Um dieser «ungesunden Entwicklung» Einhalt zu gebieten, haben nun Caritas, der Spitex-Verband Baselland und der Spitex-Verband Basel-Stadt eine Vereinbarung unterzeichnet, um pflegende Angehörige in der Region Basel zu unterstützen. Damit wird ein gemeinsames Non-Profit-Angebot für die Anstellung von pflegenden Angehörigen in den beiden Basel geschaffen.

Ab August können sich Personen, die beispielsweise ein Familienmitglied pflegen, in den Kantonen Baselland und Basel-Stadt von der gemeinnützig tätigen Caritas anstellen lassen. Diplomierte Pflegefachpersonen der Caritas begleiten und unterstützen die pflegenden Angehörigen, damit diese ihre Aufgabe der Grundpflege gut wahrnehmen können. Zur Grundpflege zählen die Hilfe beim Essen, Duschen oder An- und Auskleiden. Die pflegenden Angehörigen erhalten einen Stundenlohn sowie Sozialversicherungsbeiträge.

Günstigere Alternative
Mit dem neuen Angebot ergänzen sich die Caritas und die Spitex-Organisationen der beiden Kantonalverbände auch in Situationen, in denen neben der Grundpflege durch Angehörige weitere pflegerische Massnahmen erforderlich sind. Die gemeinnützigen Spitex-Organisationen stellen die komplexeren Pflegearbeiten sicher und erbringen beziehungsweise koordinieren darüber hinaus umfassende Dienstleistungen wie zum Beispiel Mahlzeitendienst, Ferienbett oder psychiatrische Betreuung.
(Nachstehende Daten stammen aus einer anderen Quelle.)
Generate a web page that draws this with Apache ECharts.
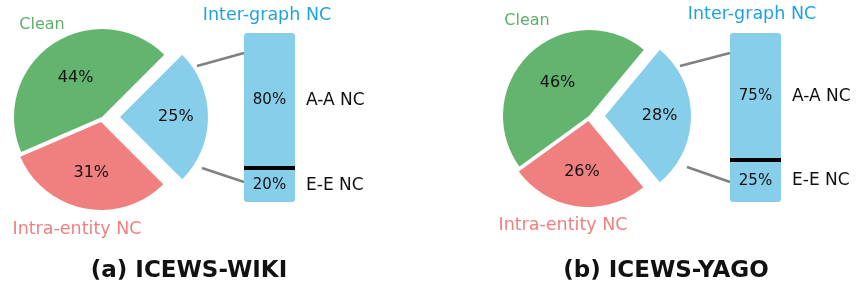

Bei der neuen Zusammenarbeit stehen laut Urs Roth drei Ziele im Vordergrund: die bedarfsgerechte und faire Vergütung für pflegende Angehörige, die Sicherung der Pflegequalität durch fachliche Begleitung sowie die Reduktion der Kosten für den Kanton Basel-Stadt respektive die Baselbieter Gemeinden. Die Kosten für die öffentliche Hand sollen gesenkt werden, indem mit 63 Franken ein Tarif deutlich unter dem geltenden Normkostensatz für ambulante Pflegeleistungen zur Anwendung kommt.

Mit der Kooperation der drei Non-Profit-Organisationen entsteht eine günstigere Alternative zu gewinnorientierten Geschäftsmodellen, für die private Firmen teilweise sehr offensiv werben. «Caritas spart nicht etwa bei der Vergütung an die pflegenden Angehörigen, sondern bei den hohen Gewinnmargen der erwähnten Geschäftsmodelle mit deutlich höheren Stundensätzen», sagt Urs Roth.


Aargauer Parlament reagiert

vs. Die hohen Kosten, die den Gemeinden durch die Anstellung von pflegenden Angehörigen durch private Spitex-Organisationen auferlegt werden, sind auch im Aargau ein Thema. In der vergangenen Woche hat das Kantonsparlament die Regierung beauftragt, die Tarife so anzupassen, dass den Gemeinden diesbezüglich keine Restkosten mehr entstehen. Zudem verlangt das Parlament, dass pflegende Angehörige in einem Anstellungsverhältnis vollumfänglich den arbeitsrechtlichen Grundsätzen unterstellt sind.